Pope Francis will meet with some of the world's oil executives next week, likely to give them another moral nudge to clean up their act on global warming.
Climate change policy and science experts are cautiously hopeful but aren't expecting any miracles or even noticeable changes.
The conference will be a follow-up to the pope's encyclical three years ago calling on people to save the planet from climate change and other environmental ills, Vatican spokesman Greg Burke said on Friday.
Cardinal Peter Turkson, who spearheaded the encyclical, set up the June 8-9 conference with the executives. The pope himself will speak to the leaders on the second day of the summit, organised with the University of Notre Dame, Burke said.

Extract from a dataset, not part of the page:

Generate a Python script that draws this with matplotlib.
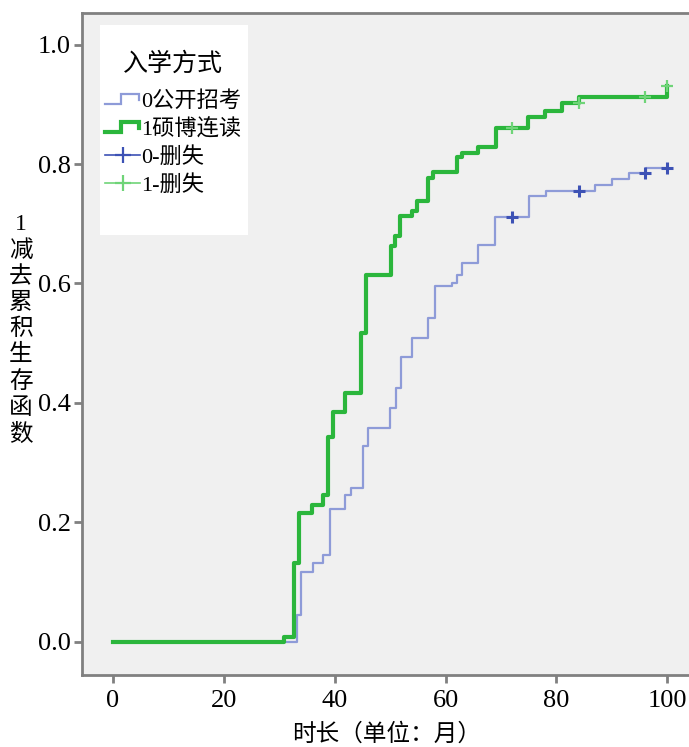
import matplotlib
matplotlib.use("Agg")
import matplotlib.pyplot as plt
from matplotlib.legend_handler import HandlerBase
from matplotlib.lines import Line2D
from matplotlib.patches import Rectangle
import numpy as np

plt.rcParams["font.family"] = ["Liberation Serif", "Noto Sans CJK SC"]

# step points (time in months, 1 - survival)
open_times = [0, 33.2, 33.9, 36.0, 37.9, 39.1, 41.8, 43.0, 45.1, 46.0, 49.9, 51.1, 52.0,
              53.9, 56.9, 58.1, 61.1, 62.0, 62.9, 65.9, 68.9, 75.0, 78.1, 87.0, 90.1,
              93.1, 96.1, 100]
open_vals = [0.0, 0.045, 0.117, 0.131, 0.145, 0.222, 0.246, 0.257, 0.327, 0.357, 0.391,
             0.424, 0.476, 0.508, 0.542, 0.595, 0.600, 0.614, 0.634, 0.664, 0.712, 0.747,
             0.754, 0.765, 0.775, 0.785, 0.794, 0.794]
open_censor = [72, 84, 96, 100]

phd_times = [0, 30.9, 32.7, 33.6, 35.9, 37.9, 38.8, 39.7, 41.8, 44.8, 45.7, 50.1, 50.8,
             51.7, 53.9, 54.8, 56.9, 57.8, 62.0, 62.9, 65.9, 69.1, 74.9, 77.9, 81.0,
             84.1, 100]
phd_vals = [0.0, 0.008, 0.132, 0.215, 0.229, 0.246, 0.343, 0.385, 0.417, 0.517, 0.614,
            0.663, 0.680, 0.713, 0.721, 0.738, 0.777, 0.786, 0.812, 0.819, 0.828, 0.860,
            0.878, 0.888, 0.903, 0.913, 0.930]
phd_censor = [72, 84, 96, 100]

labels = ["0公开招考", "1硕博连读", "0-删失", "1-删失"]

BLUE = "#8e9bd8"
BLUE_DARK = "#3d52b5"
GREEN = "#2bb63c"
GREEN_LIGHT = "#6fd478"
GREY = "#808080"


def value_at(times, vals, t):
    # value of the step curve just at t (post steps)
    idx = np.searchsorted(times, t, side="right") - 1
    return vals[idx]


class StepHandler(HandlerBase):
    def create_artists(self, legend, orig_handle, xdescent, ydescent, width, height,
                       fontsize, trans):
        x0 = -xdescent
        x1 = x0 + width
        ym = height / 2 - ydescent
        xs = [x0, x0 + 0.45 * width, x0 + 0.45 * width, x1 - 0.05 * width, x1 - 0.05 * width]
        ys = [ym - 0.3 * height, ym - 0.3 * height, ym + 0.35 * height, ym + 0.35 * height,
              ym - 0.05 * height]
        ln = Line2D(xs, ys, color=orig_handle.get_color(), lw=orig_handle.get_linewidth(),
                    solid_joinstyle="miter")
        ln.set_transform(trans)
        return [ln]


fig = plt.figure(figsize=(6.89, 7.47), dpi=100)
ax = fig.add_axes([0.119, 0.0964, 0.885, 0.8862])
ax.set_facecolor("#f0f0f0")

ax.step(open_times, open_vals, where="post", color=BLUE, lw=1.6, zorder=3)
ax.step(phd_times, phd_vals, where="post", color=GREEN, lw=3.0, zorder=4)

oc_y = [value_at(open_times, open_vals, t) for t in open_censor]
pc_y = [value_at(phd_times, phd_vals, t) for t in phd_censor]
ax.plot(open_censor, oc_y, ls="none", marker="+", ms=9, mew=2.2,
        color=BLUE_DARK, zorder=5)
ax.plot(phd_censor, pc_y, ls="none", marker="+", ms=9, mew=1.6,
        color=GREEN_LIGHT, zorder=5)

ax.set_xlim(-5.6, 104.4)
ax.set_ylim(-0.056, 1.053)
ax.set_xticks([0, 20, 40, 60, 80, 100])
ax.set_yticks([0.0, 0.2, 0.4, 0.6, 0.8, 1.0])
ax.set_yticklabels(["0.0", "0.2", "0.4", "0.6", "0.8", "1.0"])

for side in ["left", "bottom", "top"]:
    ax.spines[side].set_color(GREY)
    ax.spines[side].set_linewidth(2)
ax.spines["right"].set_visible(False)
ax.tick_params(direction="out", length=6, width=2, color=GREY, labelsize=19,
               labelcolor="black")
ax.tick_params(axis="x", pad=5)
ax.tick_params(axis="y", pad=2)

ax.set_xlabel("时长（单位：月）", fontsize=17, labelpad=8)
ax.set_ylabel("1\n减\n去\n累\n积\n生\n存\n函\n数", fontsize=17, rotation=0,
              linespacing=1.3, va="center", ha="center")
ax.yaxis.set_label_coords(-0.1, 0.521)

ax.add_patch(Rectangle((0.0297, 0.665), 0.242, 0.317, transform=ax.transAxes,
                       facecolor="white", edgecolor="none", zorder=1))

open_leg = Line2D([], [], color=BLUE, lw=1.6)
phd_leg = Line2D([], [], color=GREEN, lw=3.0)
oc_leg = Line2D([], [], color=BLUE_DARK, lw=1.2, marker="+", ms=12, mew=1.6)
pc_leg = Line2D([], [], color=GREEN_LIGHT, lw=1.2, marker="+", ms=12, mew=1.6)
leg = ax.legend([open_leg, phd_leg, oc_leg, pc_leg], labels, title="入学方式",
                loc="upper left", bbox_to_anchor=(0.012, 0.952), frameon=False,
                fontsize=16, title_fontsize=18, handlelength=1.6, handletextpad=0.05,
                labelspacing=0.32, borderpad=0.2,
                handler_map={open_leg: StepHandler(), phd_leg: StepHandler()})
leg.get_title().set_position((0, 8))

fig.savefig("out.png", dpi=100)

Officials at the Vatican and Notre Dame would not disclose who is coming, but Axios, the news site that first reported the summit, said executives from BP and ExxonMobil would attend.

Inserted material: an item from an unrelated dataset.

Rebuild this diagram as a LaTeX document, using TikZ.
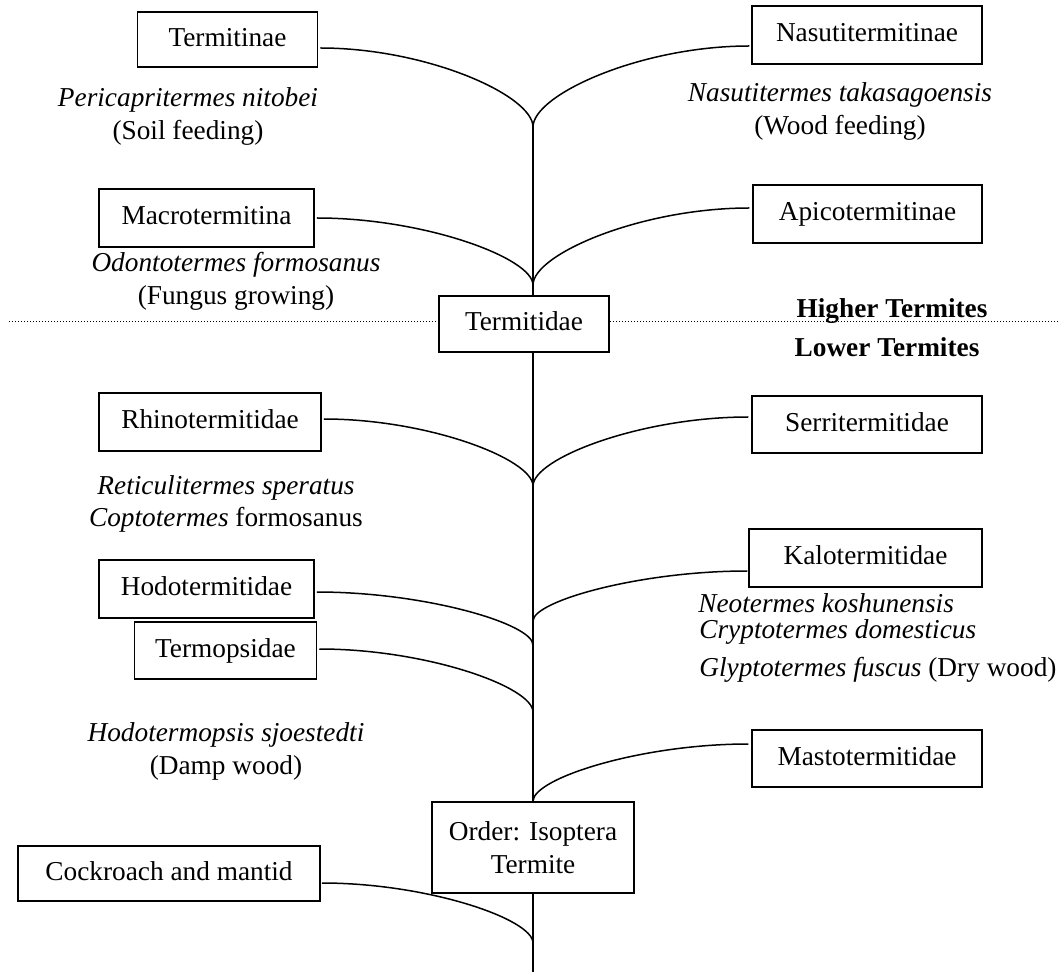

Messages left for representatives of the energy companies weren't immediately returned.
Oil companies have talked about fighting climate change, but they haven't done much beyond talk, said MIT management professor John Sterman.
The pope offers "moral persuasion," but if it is just a photo opportunity for oil executives to show-off "it doesn't mean anything and in fact it's just PR to help oil companies burnish up their image while they continue to delay actions," Sterman said.

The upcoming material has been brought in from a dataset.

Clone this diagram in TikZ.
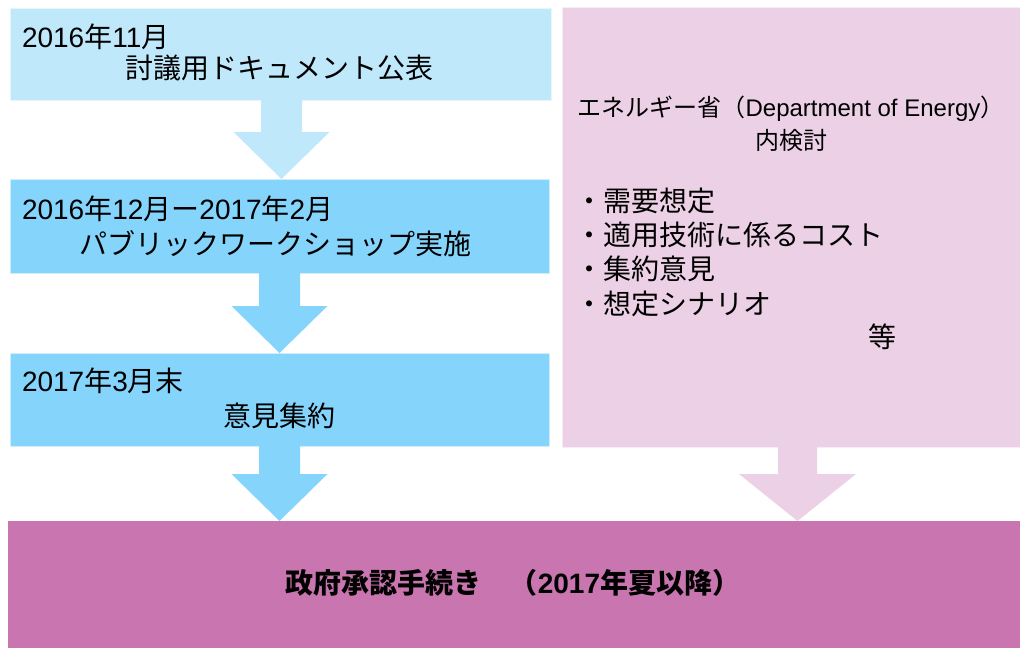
\documentclass[tikz,border=0pt]{standalone}
\usepackage{fontspec}
\setmainfont{Noto Sans CJK JP}
\newfontfamily\lat{Liberation Sans}
\usetikzlibrary{calc}
\definecolor{lblue}{HTML}{C0E8FB}
\definecolor{mblue}{HTML}{84D4FC}
\definecolor{lpink}{HTML}{ECD0E5}
\definecolor{mag}{HTML}{C975B0}
\tikzset{
  panel/.style={inner sep=0pt, outer sep=0pt, anchor=north west, draw=white!60!#1, line width=0.6pt, fill=#1},
  txt/.style={inner sep=0pt, outer sep=0pt, anchor=west, font=\fontsize{28}{34}\selectfont},
  smalltxt/.style={inner sep=0pt, outer sep=0pt, align=center, font=\fontsize{24}{33}\selectfont},
  boldtxt/.style={inner sep=0pt, outer sep=0pt, font=\fontsize{28}{34}\selectfont\bfseries},
}
% #1 colour, #2 upper node, #3 lower node, #4 centre x, #5 shaft half width, #6 head half width
\newcommand\blockarrow[6]{%
  \fill[#1] let \p1=(#2.south), \p2=(#3.north) in
    ({#4-#5},\y1) -- ({#4+#5},\y1) -- ({#4+#5},{\y2+47pt}) -- ({#4+#6},{\y2+47pt})
    -- (#4,\y2) -- ({#4-#6},{\y2+47pt}) -- ({#4-#5},{\y2+47pt}) -- cycle;}
\begin{document}
\begin{tikzpicture}[x=1pt,y=-1pt]
\useasboundingbox (0,0) rectangle (1020,648);
% panels
\node[panel=lblue, minimum width=541pt, minimum height=92pt] (b1) at (10,8) {};
\node[panel=mblue, minimum width=539pt, minimum height=94pt] (b2) at (10,179) {};
\node[panel=mblue, minimum width=539pt, minimum height=93pt] (b3) at (10,353) {};
\node[panel=lpink, minimum width=458pt, minimum height=440pt] (pk) at (562,7) {};
\node[panel=mag, draw=none, minimum width=1012pt, minimum height=127pt] (gov) at (8,521) {};
% arrows
\blockarrow{lblue}{b1}{b2}{281.5}{20.5}{48}
\blockarrow{mblue}{b2}{b3}{279.5}{20.5}{48}
\blockarrow{mblue}{b3}{gov}{279.5}{20.5}{48}
\blockarrow{lpink}{pk}{gov}{797.5}{19.5}{58.5}
% texts box 1
\node[txt] (t1a) at (22,37) {{\lat 2016}年{\lat 11}月};
\node[txt] (t1b) at (125,68) {討議用ドキュメント公表};
% box 2
\node[txt] (t2a) at (22,209) {{\lat 2016}年{\lat 12}月ー{\lat 2017}年{\lat 2}月};
\node[txt] (t2b) at (79,244) {パブリックワークショップ実施};
% box 3
\node[txt] (t3a) at (22,381) {{\lat 2017}年{\lat 3}月末};
\node[txt] (t3b) at (223,416) {意見集約};
% pink box
\node[smalltxt] (pt) at (791,124) {エネルギー省（{\lat Department of Energy}）\\内検討};
\node[txt] (p1) at (575,201) {・需要想定};
\node[txt] (p2) at (575,235) {・適用技術に係るコスト};
\node[txt] (p3) at (575,269) {・集約意見};
\node[txt] (p4) at (575,304) {・想定シナリオ};
\node[txt, anchor=center] (p5) at (882,337) {等};
% bottom
\node[boldtxt] (gt) at (513,583) {政府承認手続き　（{\lat\bfseries 2017}年夏以降）};
\end{tikzpicture}
\end{document}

Jerry Taylor, president of the Washington libertarian-oriented think-tank Niskanen Center, said he figures the oil executives will tell the pope they're willing to accept action, such as a tax on heat-trapping carbon dioxide emissions.
"But what is needed is for these oil majors to tell Republican lawmakers of their concern and support for action, not the pope. And this they have not done in any focused, sustained, or meaningful way," Taylor said in an email.
Gary Yohe, an economics and environment professor at Wesleyan University in Connecticut, said the executives might feel compelled to listen to the spiritual leader of nearly 1.3 billion Catholics.
"This is not somebody you can ignore," Yohe said.
"It might be a come-to-Jesus moment for them."